Un lien qui n'a rien d'évident. "Dès l'instant où le complément de salaire et les primes de la fédération dépassent mon salaire du ministère, cela veut dire que je change d'employeur", juge ainsi le DTN d'une "petite" fédération, à qui l'on avait proposé une rétribution fédérale supérieure à son salaire de fonctionnaire.
LES HYPER PRESIDENTS
Les doubles salaires fédération-ministère ne concernent pas uniquement les cadres d'Etat placés auprès des fédérations. Ils peuvent, moins fréquemment certes, être perçus par leurs présidents lorsque ceux-ci sont d'anciens cadres d'Etat qui se font décerner, par vote de leur comité directeur ou bureau, une seconde rémunération, versée par la fédération. Ce fut, dans le passé, le cas du président de la Fédération française de judo, de badminton, de canoë-kayak, etc.

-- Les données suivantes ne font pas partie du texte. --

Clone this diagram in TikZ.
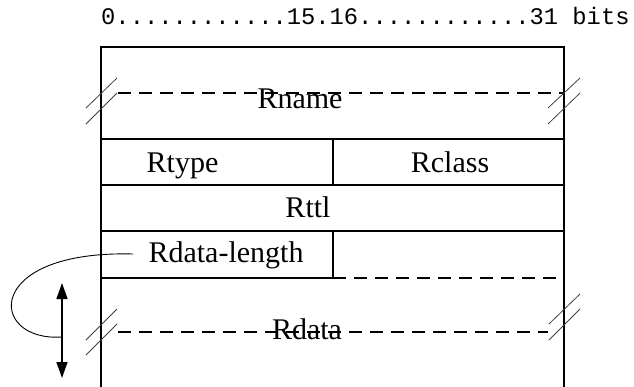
\documentclass[tikz,border=0pt]{standalone}
\usepackage{fontspec}
\setmainfont{Liberation Serif}
\setmonofont{Liberation Mono}
\usetikzlibrary{arrows.meta}
\begin{document}
\begin{tikzpicture}[x=1pt,y=-1pt,
  boxline/.style={line width=1.4pt,line cap=rect},
  dashline/.style={line width=1.2pt,dash pattern=on 13pt off 8pt},
  cutmark/.style={line width=0.8pt,black!75},
  fieldlabel/.style={font=\fontsize{30}{32}\selectfont,anchor=base,inner sep=0pt},
  bitslabel/.style={font=\ttfamily\fontsize{23.8}{26}\selectfont,anchor=base west,inner sep=0pt},
  lenarrow/.style={line width=1.4pt,{Triangle[length=16pt,width=11pt]}-{Triangle[length=16pt,width=11pt]}},
  loopcurve/.style={line width=0.9pt}]
\useasboundingbox (0,0) rectangle (634,386);
% corners and rows
\coordinate (tl) at (101,47);
\coordinate (tr) at (564,47);
\coordinate (bl) at (101,386);
\coordinate (br) at (564,386);
\coordinate (r1l) at (101,139); \coordinate (r1r) at (564,139);
\coordinate (r2l) at (101,185); \coordinate (r2r) at (564,185);
\coordinate (r3l) at (101,231); \coordinate (r3r) at (564,231);
\coordinate (r4l) at (101,278); \coordinate (r4m) at (333,278); \coordinate (r4r) at (564,278);
\coordinate (d1t) at (333,139); \coordinate (d1b) at (333,185);
\coordinate (d2t) at (333,231);
% bits label
\node[bitslabel] (bits) at (101,24) {0............15.16............31 bits};
% box
\draw[boxline] (bl) -- (tl) -- (tr) -- (br);
\draw[boxline] (r1l) -- (r1r);
\draw[boxline] (r2l) -- (r2r);
\draw[boxline] (r3l) -- (r3r);
\draw[boxline] (r4l) -- (r4m) -- (d2t);
\draw[boxline] (d1t) -- (d1b);
\draw[dashline] (r4m) -- (r4r);
% Rname dashed + cut marks
\coordinate (nl) at (118,93); \coordinate (nr) at (564,93);
\draw[dashline] (nl) -- (nr);
\coordinate (c1a) at (86,108); \coordinate (c1b) at (117,78);
\coordinate (c2a) at (86,124); \coordinate (c2b) at (117,93);
\draw[cutmark] (c1a) -- (c1b);
\draw[cutmark] (c2a) -- (c2b);
\coordinate (c3a) at (548,108); \coordinate (c3b) at (580,78);
\coordinate (c4a) at (548,124); \coordinate (c4b) at (580,93);
\draw[cutmark] (c3a) -- (c3b);
\draw[cutmark] (c4a) -- (c4b);
% Rdata dashed + cut marks
\coordinate (dl) at (118,332); \coordinate (dr) at (548,332);
\draw[dashline] (dl) -- (dr);
\coordinate (c5a) at (86,340); \coordinate (c5b) at (117,309);
\coordinate (c6a) at (86,355); \coordinate (c6b) at (117,324);
\draw[cutmark] (c5a) -- (c5b);
\draw[cutmark] (c6a) -- (c6b);
\coordinate (c7a) at (549,324); \coordinate (c7b) at (580,294);
\coordinate (c8a) at (549,340); \coordinate (c8b) at (580,309);
\draw[cutmark] (c7a) -- (c7b);
\draw[cutmark] (c8a) -- (c8b);
% labels
\node[fieldlabel] (rname) at (300,108) {Rname};
\node[fieldlabel] (rtype) at (182.5,172) {Rtype};
\node[fieldlabel] (rclass) at (450,172) {Rclass};
\node[fieldlabel] (rttl) at (308,217) {Rttl};
\node[fieldlabel] (rdlen) at (226,262) {Rdata-length};
\node[fieldlabel] (rdata) at (307,339) {Rdata};
% length arrow and loop
\coordinate (atop) at (62,283);
\coordinate (abot) at (62,378);
\draw[lenarrow] (atop) -- (abot);
\coordinate (cstart) at (133,254);
\coordinate (cend) at (62,337);
\draw[loopcurve] (cstart) .. controls (-18,250) and (-12,342) .. (cend);
\end{tikzpicture}
\end{document}
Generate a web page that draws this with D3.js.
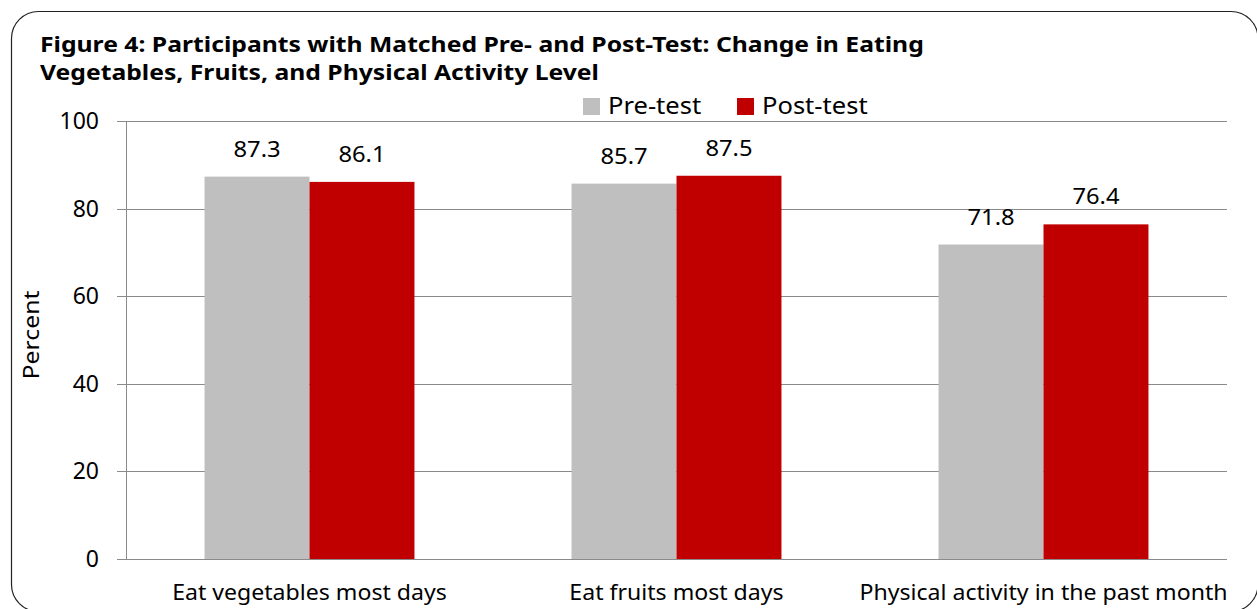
<!DOCTYPE html>
<html><head><meta charset="utf-8">
<script src="https://cdn.jsdelivr.net/npm/d3@7"></script>
<style>body{margin:0;background:#fff}svg{display:block}text{font-family:"Noto Sans",sans-serif;fill:#000}</style>
</head><body>
<svg id="c" width="1257" height="609"></svg>
<script>
const categories = ["Eat vegetables most days", "Eat fruits most days", "Physical activity in the past month"];
const seriesNames = ["Pre-test", "Post-test"];
const preTest = [87.3, 85.7, 71.8];
const postTest = [86.1, 87.5, 76.4];
const yTicks = [0, 20, 40, 60, 80, 100];
const titleLines = ["Figure 4: Participants with Matched Pre- and Post-Test: Change in Eating", "Vegetables, Fruits, and Physical Activity Level"];
const colors = ["#BFBFBF", "#C00000"];

const svg = d3.select("#c");
// stretch text horizontally (reference glyphs are wider than tall)
function stretch(sel, sx) {
  sel.each(function() {
    const w = this.getComputedTextLength();
    d3.select(this).attr("textLength", w * sx).attr("lengthAdjust", "spacingAndGlyphs");
  });
}

svg.append("rect").attr("x", 11.5).attr("y", 11.5).attr("width", 1246.5).attr("height", 600)
  .attr("rx", 27).attr("fill", "#fff").attr("stroke", "#222").attr("stroke-width", 1.2);

const L = 126, R = 1227, T = 121, B = 559;
const x0 = d3.scaleBand().domain(categories).range([L, R]).paddingInner(0.428).paddingOuter(0.214);
const x1 = d3.scaleBand().domain(seriesNames).range([0, x0.bandwidth()]);
const y = d3.scaleLinear().domain([0, 100]).range([B, T]);

// gridlines
svg.append("g").selectAll("line").data(yTicks).join("line")
  .attr("x1", L - 9).attr("x2", R).attr("y1", d => Math.round(y(d)) + 0.5).attr("y2", d => Math.round(y(d)) + 0.5)
  .attr("stroke", "#8a8a8a").attr("stroke-width", 1);
svg.append("line").attr("x1", L + 0.5).attr("x2", L + 0.5).attr("y1", T).attr("y2", B).attr("stroke", "#8a8a8a");

// y tick labels
svg.append("g").selectAll("text").data(yTicks).join("text")
  .attr("x", 99).attr("y", d => y(d) + 8).attr("text-anchor", "end").attr("font-size", 23).text(d => d);

const pct = svg.append("text").attr("transform", "translate(39,335) rotate(-90)").attr("text-anchor", "middle")
  .attr("font-size", 21).text("Percent");
stretch(pct, 1.18);

const data = categories.map((c, i) => ({c, vals: [preTest[i], postTest[i]]}));
const g = svg.append("g").selectAll("g").data(data).join("g").attr("transform", d => `translate(${x0(d.c)},0)`);
g.selectAll("rect").data(d => d.vals.map((v, j) => ({v, s: seriesNames[j], j}))).join("rect")
  .attr("x", d => x1(d.s)).attr("width", x1.bandwidth())
  .attr("y", d => y(d.v)).attr("height", d => B - y(d.v)).attr("fill", d => colors[d.j]);
const dl = g.selectAll("text").data(d => d.vals.map((v, j) => ({v, s: seriesNames[j], j}))).join("text")
  .attr("x", d => x1(d.s) + x1.bandwidth() / 2).attr("y", d => y(d.v) - 20)
  .attr("text-anchor", "middle").attr("font-size", 22).text(d => d.v.toFixed(1));
stretch(dl, 1.08);

// category labels
const cl = svg.append("g").selectAll("text").data(categories).join("text")
  .attr("x", d => x0(d) + x0.bandwidth() / 2).attr("y", 600).attr("text-anchor", "middle")
  .attr("font-size", 21).text(d => d);
stretch(cl, 1.10);

// title
const tl = svg.append("g").selectAll("text").data(titleLines).join("text")
  .attr("x", 40).attr("y", (d, i) => 52 + i * 28).attr("font-size", 22).attr("font-weight", "bold").text(d => d);
stretch(tl, 1.123);

// legend
const lg = svg.append("g");
const legX = [583, 737];
seriesNames.forEach((s, i) => {
  lg.append("rect").attr("x", legX[i]).attr("y", 98).attr("width", 17).attr("height", 17).attr("fill", colors[i]);
  const t = lg.append("text").attr("x", legX[i] + 25).attr("y", 114).attr("font-size", 23).text(s);
  stretch(t, 1.11);
});
</script>
</body></html>
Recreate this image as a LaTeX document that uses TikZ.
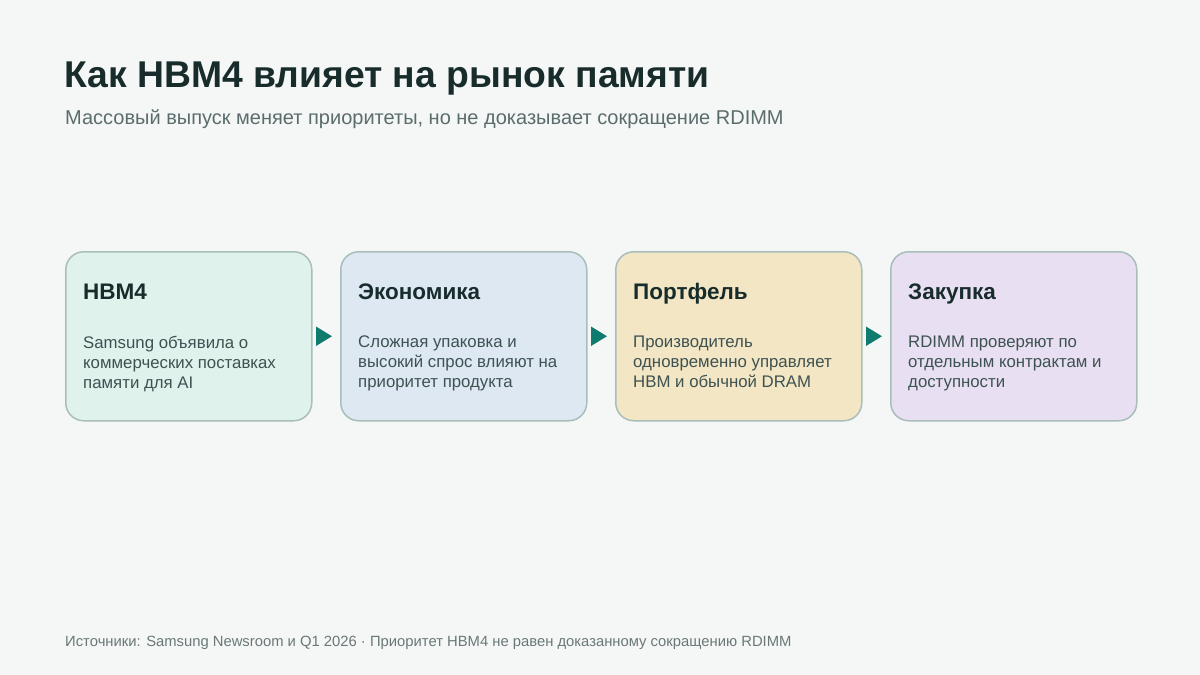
\documentclass[tikz,border=0pt]{standalone}
\usepackage{fontspec}
\setmainfont{Liberation Sans}
\usetikzlibrary{arrows.meta}
\definecolor{bg}{HTML}{F5F7F6}
\definecolor{titlec}{HTML}{182C2C}
\definecolor{subc}{HTML}{5A6C6C}
\definecolor{bodyc}{HTML}{3E5252}
\definecolor{footc}{HTML}{6A7878}
\definecolor{edgec}{HTML}{A9BDBA}
\definecolor{teal}{HTML}{0F7A6E}
\definecolor{fgreen}{HTML}{DFF2EC}
\definecolor{fblue}{HTML}{DDE8F3}
\definecolor{fyellow}{HTML}{F3E6C4}
\definecolor{fpurple}{HTML}{E8E0F2}
\tikzset{
  card/.style={draw=edgec, line width=1.5pt, rounded corners=18pt, minimum width=246pt, minimum height=169pt, anchor=north west, inner sep=0pt},
  cardtitle/.style={anchor=base west, inner sep=0pt, font=\fontsize{22.5}{26}\selectfont\bfseries, text=titlec},
  cardbody/.style={anchor=north west, inner sep=0pt, align=left, font=\fontsize{16.8}{20}\selectfont, text=bodyc},
  flow/.style={draw=teal, line width=2pt, -{Triangle[length=16pt,width=19pt]}, shorten <=5pt, shorten >=8pt}
}
\begin{document}
\begin{tikzpicture}[x=1pt,y=-1pt]
\fill[bg] (0,0) rectangle (1200,675);
\useasboundingbox (0,0) rectangle (1200,675);
\node[anchor=base west, inner sep=0pt, text=titlec, font=\fontsize{37.3}{44}\selectfont\bfseries] (title) at (64,87) {Как HBM4 влияет на рынок памяти};
\node[anchor=base west, inner sep=0pt, text=subc, font=\fontsize{20}{24}\selectfont] (sub) at (65,124) {Массовый выпуск меняет приоритеты, но не доказывает сокращение RDIMM};

\node[card, fill=fgreen] (b1) at (65,251) {};
\node[card, fill=fblue] (b2) at (340,251) {};
\node[card, fill=fyellow] (b3) at (615,251) {};
\node[card, fill=fpurple] (b4) at (890,251) {};

\node[cardtitle] (t1) at (83,299) {HBM4};
\node[cardtitle] (t2) at (358,299) {Экономика};
\node[cardtitle] (t3) at (633,299) {Портфель};
\node[cardtitle] (t4) at (908,299) {Закупка};

\node[cardbody] (d1) at (83,336) {Samsung объявила о\\коммерческих поставках\\памяти для AI};
\node[cardbody] (d2) at (358,336) {Сложная упаковка и\\высокий спрос влияют на\\приоритет продукта};
\node[cardbody] (d3) at (633,336) {Производитель\\одновременно управляет\\HBM и обычной DRAM};
\node[cardbody] (d4) at (908,336) {RDIMM проверяют по\\отдельным контрактам и\\доступности};

\draw[flow] (b1.east) -- (b2.west);
\draw[flow] (b2.east) -- (b3.west);
\draw[flow] (b3.east) -- (b4.west);

\node[anchor=base west, inner sep=0pt, text=footc, font=\fontsize{14.8}{17}\selectfont] (foot) at (65,646) {Источники: Samsung Newsroom и Q1 2026 · Приоритет HBM4 не равен доказанному сокращению RDIMM};
\end{tikzpicture}
\end{document}
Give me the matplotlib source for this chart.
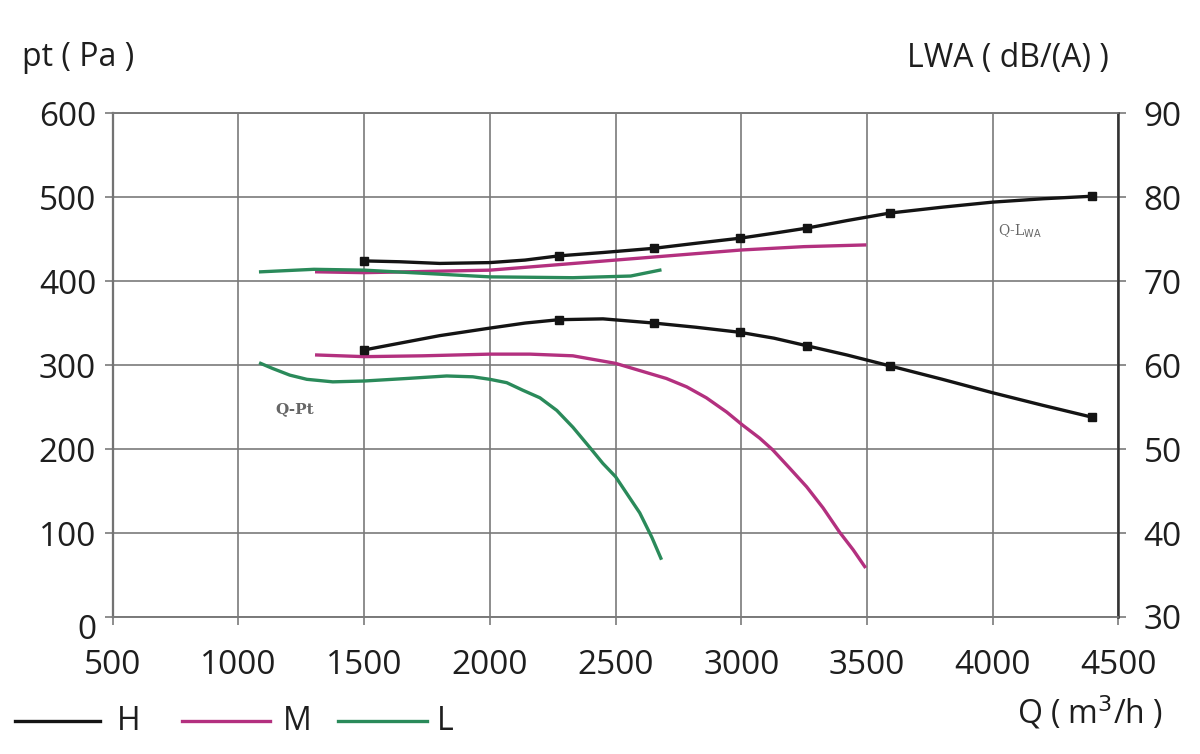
import matplotlib
matplotlib.use("Agg")
import matplotlib.pyplot as plt
from matplotlib.lines import Line2D
from matplotlib.transforms import ScaledTranslation

# ---- data ----
x_ticks = [500, 1000, 1500, 2000, 2500, 3000, 3500, 4000, 4500]
pt_ticks = [0, 100, 200, 300, 400, 500, 600]
lwa_ticks = [30, 40, 50, 60, 70, 80, 90]

# H (high speed) - pressure and sound power
H_Q = [1500, 1641, 1800, 2000, 2140, 2274, 2450, 2652, 2820, 2994, 3130, 3260,
       3420, 3591, 3800, 4000, 4200, 4394]
H_pt = [318, 326, 335, 344, 350, 354, 355, 350, 345, 339, 332, 323,
        312, 299, 283, 267, 252, 238]
H_lwa = [72.4, 72.3, 72.1, 72.2, 72.5, 73.0, 73.4, 73.9, 74.5, 75.1, 75.7, 76.3,
         77.2, 78.1, 78.8, 79.4, 79.8, 80.1]
H_marker_idx = [0, 5, 7, 9, 11, 13, 17]

# M (medium speed)
M_pt_Q = [1311, 1500, 1733, 2000, 2159, 2330, 2500, 2545, 2702, 2783, 2861, 2942,
          3003, 3073, 3125, 3193, 3260, 3325, 3391, 3445, 3491]
M_pt = [312, 310, 311, 313, 313, 311, 302, 298, 284, 274, 261, 244,
        229, 213, 199, 177, 155, 130, 101, 80, 60]
M_lwa_Q = [1311, 1500, 2000, 2500, 3000, 3250, 3491]
M_lwa = [71.1, 71.0, 71.3, 72.5, 73.7, 74.1, 74.3]

# L (low speed)
L_pt_Q = [1088, 1135, 1204, 1272, 1375, 1500, 1669, 1828, 1932, 2000, 2067, 2131,
          2199, 2266, 2330, 2397, 2449, 2500, 2549, 2596, 2644, 2680]
L_pt = [302, 296, 288, 283, 280, 281, 284, 287, 286, 283, 279, 270,
        261, 246, 226, 202, 183, 167, 145, 124, 95, 70]
L_lwa_Q = [1088, 1300, 1500, 1750, 2000, 2330, 2560, 2676]
L_lwa = [71.1, 71.4, 71.3, 70.9, 70.5, 70.4, 70.6, 71.3]

C_H = "#141414"
C_M = "#b3307f"
C_L = "#2a8a5a"
GRID = "#7a7a7a"
TXT = "#1e1e1e"
FONT = "Open Sans"

plt.rcParams["font.family"] = [FONT, "DejaVu Sans"]

fig = plt.figure(figsize=(12, 7.54), dpi=100)
ax = fig.add_axes([0.094, 0.1817, 0.838, 0.6683])
ax2 = ax.twinx()

ax.set_xlim(500, 4500)
ax.set_ylim(0, 600)
ax2.set_ylim(30, 90)
ax.set_xticks(x_ticks)
ax.set_yticks(pt_ticks)
ax2.set_yticks(lwa_ticks)

ax.grid(True, color=GRID, linewidth=1.2, zorder=0)
ax.set_axisbelow(True)

for a in (ax, ax2):
    for s in a.spines.values():
        s.set_color(GRID)
        s.set_linewidth(1.2)
ax.spines["left"].set_color("#555555")
ax.spines["left"].set_linewidth(1.6)
ax2.spines["right"].set_color("#333333")
ax2.spines["right"].set_linewidth(1.8)

ax.tick_params(axis="x", direction="out", length=6, width=1.2, color=GRID,
               pad=17, labelsize=24, labelcolor=TXT)
ax.tick_params(axis="y", direction="out", length=6, width=1.2, color=GRID,
               pad=6, labelsize=24, labelcolor=TXT)
ax2.tick_params(axis="y", direction="out", length=6, width=1.2, color=GRID,
                pad=12, labelsize=24, labelcolor=TXT)

lw = 2.4
# pressure curves
ax.plot(H_Q, H_pt, color=C_H, lw=lw, marker="s", markersize=6,
        markevery=H_marker_idx, zorder=4, solid_joinstyle="round")
ax.plot(M_pt_Q, M_pt, color=C_M, lw=lw, zorder=3, solid_joinstyle="round")
ax.plot(L_pt_Q, L_pt, color=C_L, lw=lw, zorder=3, solid_joinstyle="round")
# sound power curves
ax2.plot(H_Q, H_lwa, color=C_H, lw=lw, marker="s", markersize=6,
         markevery=H_marker_idx, zorder=4, solid_joinstyle="round")
ax2.plot(M_lwa_Q, M_lwa, color=C_M, lw=lw, zorder=3, solid_joinstyle="round")
ax2.plot(L_lwa_Q, L_lwa, color=C_L, lw=lw, zorder=3, solid_joinstyle="round")

# shift the "0" label down a bit like the reference
fig.canvas.draw()
lbl0 = ax.get_yticklabels()[0]
lbl0.set_transform(lbl0.get_transform() + ScaledTranslation(0, -7 / 72, fig.dpi_scale_trans))

# small curve annotations
fig.text(998 / 1200, 1 - 231 / 754, r"Q-L$_{\mathrm{WA}}$", family="DejaVu Serif",
         fontsize=10, color="#666666", va="center", ha="left")
fig.text(275 / 1200, 1 - 409 / 754, "Q-Pt", family="DejaVu Serif",
         fontsize=11, color="#666666", va="center", ha="left", fontweight="bold")

# axis titles
fig.text(22 / 1200, 1 - 58 / 754, "pt ( Pa )", fontsize=23, color=TXT,
         va="center", ha="left")
fig.text(907 / 1200, 1 - 58 / 754, "LWA ( dB/(A) )", fontsize=23, color=TXT,
         va="center", ha="left")
fig.text(1017 / 1200, 1 - 713 / 754, "Q ( m$^3$/h )", fontsize=23, color=TXT,
         va="center", ha="left")

# legend drawn in figure coordinates
leg_y = 1 - 721 / 754
for (x0, x1, tx, col, lab) in [(15, 100, 117, C_H, "H"),
                               (182, 270, 283, C_M, "M"),
                               (338, 427, 437, C_L, "L")]:
    fig.add_artist(Line2D([x0 / 1200, x1 / 1200], [leg_y, leg_y], color=col,
                          lw=2.4, transform=fig.transFigure))
    fig.text(tx / 1200, leg_y, lab, fontsize=23, color=TXT, va="center", ha="left")

fig.savefig("out.png", dpi=100, facecolor="white")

"Le nombre de présidents de fédérations qui sont mis à disposition à mi-temps ou plein temps n'est pas très sain", estime un ancien ministre des Sports.
Au-delà de ces pratiques, les fédérations sont touchées par le cumul dans le temps des mandats. Plusieurs présidents s'apprêtent à briguer un cinquième, sixième, voire septième mandat de quatre ans, à l'image de Francis Luyce, président de la Fédération de natation depuis 1993.
"Il y a clairement des présidents qui se représentent en partie de peur qu'une nouvelle équipe ne découvre leur gestion", assure l'ancien ministre des Sports.
UNE SURVEILLANCE QUASI IMPOSSIBLE
Selon le code du sport, les fédérations risquent, en cas d'abus caractérisés, un retrait de délégation ou d'agrément.
L'Etat pourrait également leur retirer ses cadres. Le ministère des Sports ne s'est jamais aventuré si loin. Il y a huit ans, le secrétaire d'Etat Bernard Laporte avait provoqué une guerre larvée avec le mouvement sportif pour avoir proposé une limitation des mandats présidentiels. Depuis, aucun de ses successeurs n'a osé s'ingérer à ce point.
Interrogé sur les hésitations de l'Etat à cautionner son projet (privé) de Grand Stade, le président de la Fédération française de rugby (FFR) Pierre Camou, qui sollicitera en décembre un troisième mandat, avait dit tout haut ce que ses collègues pensent tout bas: "Les ministres passent, moi je reste".